His sins are innumerable, and he must not “serve” one more day in a position he has dishonored beyond repair.
Impeach Cheney and Bush, too.
DONNA HUNGATE
Power-hungry despots should be impeached
Bush and Cheney should be impeached! They are both liars and power-hungry despots who should never have been put in office in the first place.
Al Gore was elected by the people, and it was only because the Supreme Court was controlled by right-wing Republicans that they were successful in stealing the 2000 election.
GEORGE TADD
Green Valley
End vice president’s shadow government
We must avoid at all costs the potential permanent state of world war by allowing the vice president continued carte blanche and blank checks to run his dangerous shadow government without the consent of the American people and citizens of the world.
JILLIAN ATKIN SIM
Youth’s appreciation of military is touching
At noon Tuesday, my husband and I went to a Pizza Hut near our home.
We had barely been seated when a young man, maybe 12 or 13 years old, came up to my husband, took his hand and said, “Thank you for protecting our country.” (My husband is a Vietnam veteran and had on a hat saying so.)
This young man went to several other service personnel who were there, took their hands and said the same thing to them.

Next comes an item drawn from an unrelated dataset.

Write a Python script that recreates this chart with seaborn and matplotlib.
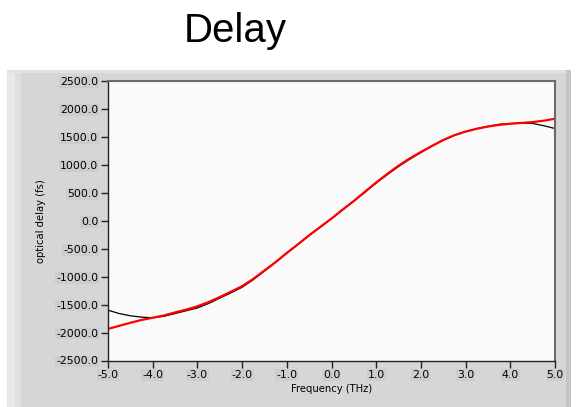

My husband and I were touched deeply. I was told the boy’s older brother is into his second tour in Iraq and is anxiously waiting his return home.
It made my day, maybe my year. And my husband, he stood a little taller.
JUDY YATES
Oregon outpaces S. Az in sharing the roads
Tucson and Pima County are strange. Where are the bicycle paths like we have in Oregon?
I can see why cyclists are run over by cars down here. Sharing the road is impossible as there are no shoulders.
And what happened to the half-cent sales tax we passed for transportation? This was for bike paths, bus turnouts and widening of Grant Road.